--- start DATASET EXTRACT ---

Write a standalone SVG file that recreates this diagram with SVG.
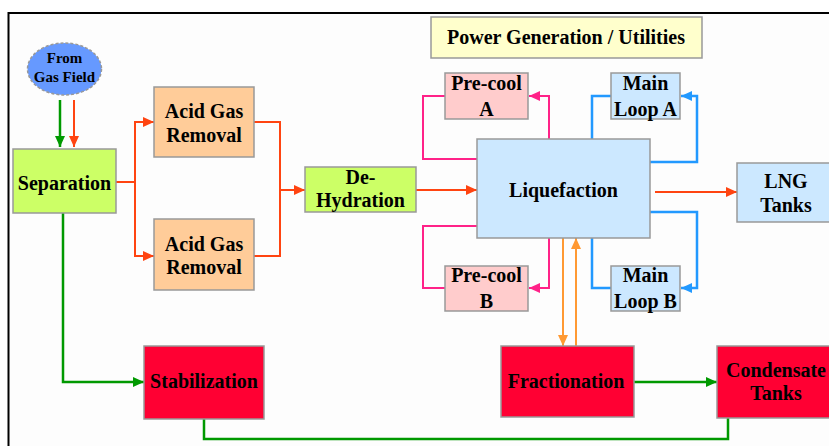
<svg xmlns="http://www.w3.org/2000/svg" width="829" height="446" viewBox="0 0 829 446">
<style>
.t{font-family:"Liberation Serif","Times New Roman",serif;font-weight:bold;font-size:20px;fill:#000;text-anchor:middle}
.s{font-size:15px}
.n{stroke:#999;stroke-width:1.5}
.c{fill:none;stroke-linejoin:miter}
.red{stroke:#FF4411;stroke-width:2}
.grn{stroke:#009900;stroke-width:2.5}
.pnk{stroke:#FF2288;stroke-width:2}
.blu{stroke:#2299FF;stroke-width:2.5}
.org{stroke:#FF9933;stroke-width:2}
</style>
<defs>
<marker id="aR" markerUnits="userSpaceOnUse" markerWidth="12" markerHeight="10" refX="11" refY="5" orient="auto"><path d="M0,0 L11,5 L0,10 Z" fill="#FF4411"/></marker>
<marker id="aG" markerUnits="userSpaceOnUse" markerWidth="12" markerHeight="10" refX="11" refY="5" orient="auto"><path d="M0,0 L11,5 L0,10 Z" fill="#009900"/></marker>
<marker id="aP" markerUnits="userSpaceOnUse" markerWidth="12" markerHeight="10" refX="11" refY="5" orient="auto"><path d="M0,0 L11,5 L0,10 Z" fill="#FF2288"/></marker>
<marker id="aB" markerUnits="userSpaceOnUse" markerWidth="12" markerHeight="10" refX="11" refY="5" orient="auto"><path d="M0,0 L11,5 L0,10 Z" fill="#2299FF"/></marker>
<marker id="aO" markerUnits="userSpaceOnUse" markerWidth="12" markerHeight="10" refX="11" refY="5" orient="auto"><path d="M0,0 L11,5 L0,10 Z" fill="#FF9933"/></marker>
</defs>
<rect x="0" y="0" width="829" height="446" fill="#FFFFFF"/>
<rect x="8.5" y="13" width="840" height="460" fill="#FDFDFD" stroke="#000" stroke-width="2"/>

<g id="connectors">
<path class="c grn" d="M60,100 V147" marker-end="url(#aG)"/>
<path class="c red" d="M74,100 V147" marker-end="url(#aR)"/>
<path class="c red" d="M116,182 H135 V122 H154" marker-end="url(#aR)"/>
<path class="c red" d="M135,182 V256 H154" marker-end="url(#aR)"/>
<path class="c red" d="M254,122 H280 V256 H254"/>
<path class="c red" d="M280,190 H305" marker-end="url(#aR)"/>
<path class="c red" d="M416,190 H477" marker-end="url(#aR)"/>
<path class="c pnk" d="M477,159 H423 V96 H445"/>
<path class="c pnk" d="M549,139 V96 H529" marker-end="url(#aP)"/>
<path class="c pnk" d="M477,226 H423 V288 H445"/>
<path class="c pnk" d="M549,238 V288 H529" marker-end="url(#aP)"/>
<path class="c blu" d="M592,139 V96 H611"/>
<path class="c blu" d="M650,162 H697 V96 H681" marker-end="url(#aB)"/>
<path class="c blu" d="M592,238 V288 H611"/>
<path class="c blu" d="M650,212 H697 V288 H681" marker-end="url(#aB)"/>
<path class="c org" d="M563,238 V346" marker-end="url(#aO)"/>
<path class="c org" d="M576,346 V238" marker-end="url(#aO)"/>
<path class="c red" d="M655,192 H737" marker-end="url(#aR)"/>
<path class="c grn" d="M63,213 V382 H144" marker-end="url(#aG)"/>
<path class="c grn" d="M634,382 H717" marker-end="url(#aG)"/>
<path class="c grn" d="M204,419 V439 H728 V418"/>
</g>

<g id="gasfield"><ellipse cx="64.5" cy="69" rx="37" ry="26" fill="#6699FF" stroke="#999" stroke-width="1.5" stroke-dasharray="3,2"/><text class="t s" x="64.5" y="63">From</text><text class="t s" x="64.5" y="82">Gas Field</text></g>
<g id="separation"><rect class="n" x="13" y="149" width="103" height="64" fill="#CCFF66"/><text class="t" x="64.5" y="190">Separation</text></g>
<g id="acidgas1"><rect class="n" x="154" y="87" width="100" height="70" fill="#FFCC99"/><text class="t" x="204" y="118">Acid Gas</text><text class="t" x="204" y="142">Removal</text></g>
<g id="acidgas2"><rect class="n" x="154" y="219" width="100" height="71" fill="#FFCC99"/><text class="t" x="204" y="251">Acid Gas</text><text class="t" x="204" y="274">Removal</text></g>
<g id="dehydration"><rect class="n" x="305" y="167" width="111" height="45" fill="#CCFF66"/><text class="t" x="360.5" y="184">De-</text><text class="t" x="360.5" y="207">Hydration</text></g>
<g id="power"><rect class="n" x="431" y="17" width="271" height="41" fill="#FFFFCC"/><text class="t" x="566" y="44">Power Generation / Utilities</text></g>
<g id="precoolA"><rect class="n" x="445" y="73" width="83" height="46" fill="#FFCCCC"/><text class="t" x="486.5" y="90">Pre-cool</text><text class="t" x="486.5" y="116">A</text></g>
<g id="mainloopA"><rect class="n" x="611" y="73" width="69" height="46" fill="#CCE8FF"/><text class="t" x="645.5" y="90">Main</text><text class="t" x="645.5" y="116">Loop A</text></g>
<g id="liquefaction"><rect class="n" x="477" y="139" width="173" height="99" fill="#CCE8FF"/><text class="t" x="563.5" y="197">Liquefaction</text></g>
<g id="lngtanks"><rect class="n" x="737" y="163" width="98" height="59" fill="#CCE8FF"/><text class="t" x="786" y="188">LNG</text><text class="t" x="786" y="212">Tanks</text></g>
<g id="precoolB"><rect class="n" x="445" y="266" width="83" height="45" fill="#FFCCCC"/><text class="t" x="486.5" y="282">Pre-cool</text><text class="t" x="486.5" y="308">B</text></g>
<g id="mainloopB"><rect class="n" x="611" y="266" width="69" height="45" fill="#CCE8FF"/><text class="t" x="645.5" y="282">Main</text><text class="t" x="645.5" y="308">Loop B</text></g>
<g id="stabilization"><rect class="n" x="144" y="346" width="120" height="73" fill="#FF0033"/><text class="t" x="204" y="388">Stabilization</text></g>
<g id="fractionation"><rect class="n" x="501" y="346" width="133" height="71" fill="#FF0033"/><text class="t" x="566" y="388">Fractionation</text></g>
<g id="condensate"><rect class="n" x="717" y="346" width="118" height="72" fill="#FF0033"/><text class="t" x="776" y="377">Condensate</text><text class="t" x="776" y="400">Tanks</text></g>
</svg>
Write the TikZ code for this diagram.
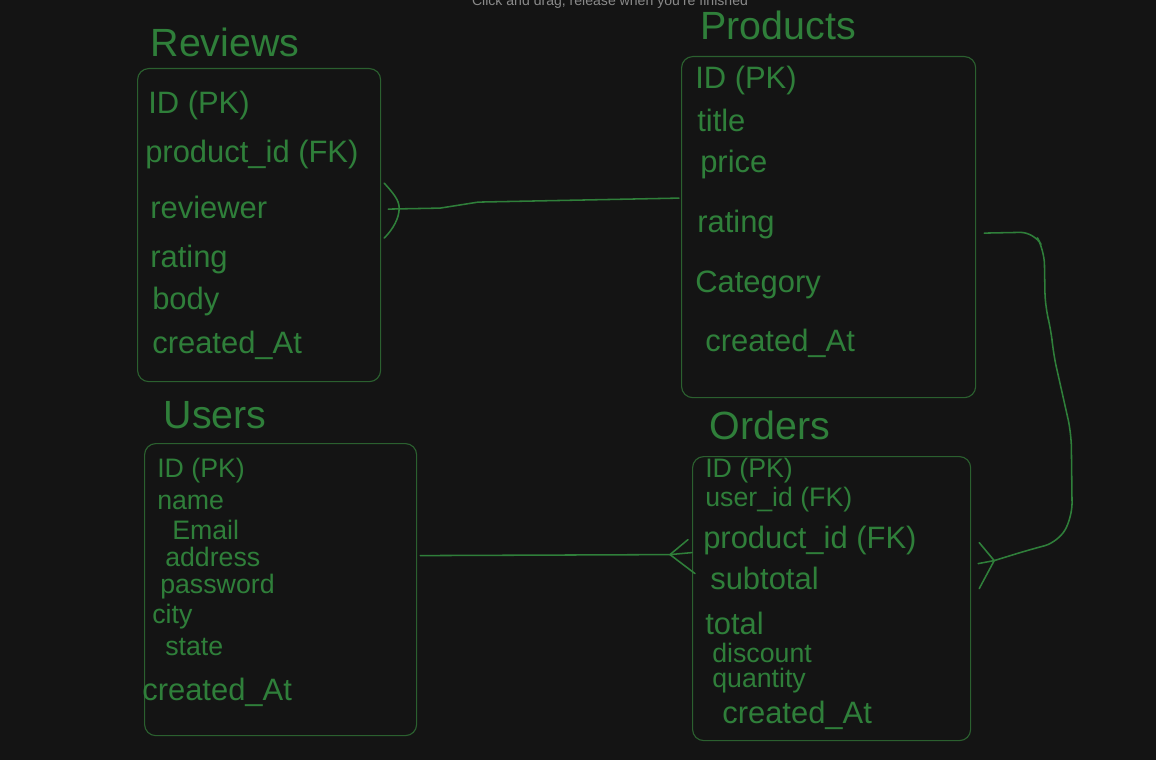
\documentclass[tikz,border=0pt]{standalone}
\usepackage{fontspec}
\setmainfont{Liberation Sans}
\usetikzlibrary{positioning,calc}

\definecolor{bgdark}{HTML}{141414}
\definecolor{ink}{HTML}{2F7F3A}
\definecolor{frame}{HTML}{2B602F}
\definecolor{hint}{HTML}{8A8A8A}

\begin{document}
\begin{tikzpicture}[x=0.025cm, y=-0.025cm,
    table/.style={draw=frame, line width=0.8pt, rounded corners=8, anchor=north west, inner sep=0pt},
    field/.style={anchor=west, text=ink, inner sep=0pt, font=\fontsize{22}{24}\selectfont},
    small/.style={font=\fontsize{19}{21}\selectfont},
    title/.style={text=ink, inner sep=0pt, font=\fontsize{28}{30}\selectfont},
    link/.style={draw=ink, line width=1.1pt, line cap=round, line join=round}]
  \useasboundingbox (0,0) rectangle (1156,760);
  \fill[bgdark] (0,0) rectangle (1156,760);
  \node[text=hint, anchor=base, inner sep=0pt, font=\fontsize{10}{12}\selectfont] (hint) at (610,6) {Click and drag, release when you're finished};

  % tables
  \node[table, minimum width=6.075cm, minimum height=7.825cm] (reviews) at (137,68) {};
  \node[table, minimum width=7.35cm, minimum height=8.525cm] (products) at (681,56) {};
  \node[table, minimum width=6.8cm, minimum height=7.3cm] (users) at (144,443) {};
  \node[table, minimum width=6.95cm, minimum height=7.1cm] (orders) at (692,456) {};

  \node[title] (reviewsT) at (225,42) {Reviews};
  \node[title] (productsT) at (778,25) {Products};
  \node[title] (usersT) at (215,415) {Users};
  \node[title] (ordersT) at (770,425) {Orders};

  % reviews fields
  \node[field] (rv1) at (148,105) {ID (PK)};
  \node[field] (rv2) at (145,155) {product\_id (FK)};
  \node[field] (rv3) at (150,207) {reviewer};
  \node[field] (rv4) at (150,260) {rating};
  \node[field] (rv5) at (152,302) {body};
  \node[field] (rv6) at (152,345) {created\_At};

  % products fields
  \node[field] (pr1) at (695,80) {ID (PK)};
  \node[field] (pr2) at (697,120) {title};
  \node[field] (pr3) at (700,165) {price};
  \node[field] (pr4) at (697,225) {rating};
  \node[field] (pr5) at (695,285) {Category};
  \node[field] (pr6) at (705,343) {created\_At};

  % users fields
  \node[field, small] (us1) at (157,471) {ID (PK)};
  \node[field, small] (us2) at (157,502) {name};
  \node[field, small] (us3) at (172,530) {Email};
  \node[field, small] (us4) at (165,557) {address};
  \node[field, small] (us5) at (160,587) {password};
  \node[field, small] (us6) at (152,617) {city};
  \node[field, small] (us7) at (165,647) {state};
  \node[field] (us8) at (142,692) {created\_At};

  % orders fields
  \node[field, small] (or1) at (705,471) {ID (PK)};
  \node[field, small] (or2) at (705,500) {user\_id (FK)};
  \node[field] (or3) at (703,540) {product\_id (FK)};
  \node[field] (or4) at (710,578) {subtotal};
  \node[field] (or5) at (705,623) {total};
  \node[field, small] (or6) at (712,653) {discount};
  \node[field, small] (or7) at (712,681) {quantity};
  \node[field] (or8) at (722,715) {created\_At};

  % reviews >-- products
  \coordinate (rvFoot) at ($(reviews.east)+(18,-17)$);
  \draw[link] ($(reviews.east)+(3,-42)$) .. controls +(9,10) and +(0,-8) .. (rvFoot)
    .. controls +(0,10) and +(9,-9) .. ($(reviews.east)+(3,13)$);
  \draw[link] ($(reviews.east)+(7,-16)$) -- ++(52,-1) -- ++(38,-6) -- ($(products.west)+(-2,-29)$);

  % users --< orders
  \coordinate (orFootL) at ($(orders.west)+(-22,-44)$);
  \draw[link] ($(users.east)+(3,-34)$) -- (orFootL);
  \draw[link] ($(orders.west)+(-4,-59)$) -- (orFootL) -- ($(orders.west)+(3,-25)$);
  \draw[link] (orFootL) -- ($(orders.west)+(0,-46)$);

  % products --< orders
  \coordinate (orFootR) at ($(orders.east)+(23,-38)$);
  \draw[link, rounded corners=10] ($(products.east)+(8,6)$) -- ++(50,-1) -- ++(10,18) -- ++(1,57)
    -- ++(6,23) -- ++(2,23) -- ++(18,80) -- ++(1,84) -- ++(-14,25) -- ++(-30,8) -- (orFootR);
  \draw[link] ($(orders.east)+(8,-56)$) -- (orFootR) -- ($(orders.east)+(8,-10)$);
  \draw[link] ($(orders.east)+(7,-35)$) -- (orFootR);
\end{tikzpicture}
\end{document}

--- end DATASET EXTRACT ---

In the listing above, locate each line with "diagram" and copy it.

CORRECT OUTPUT:
Write a standalone SVG file that recreates this diagram with SVG.
Write the TikZ code for this diagram.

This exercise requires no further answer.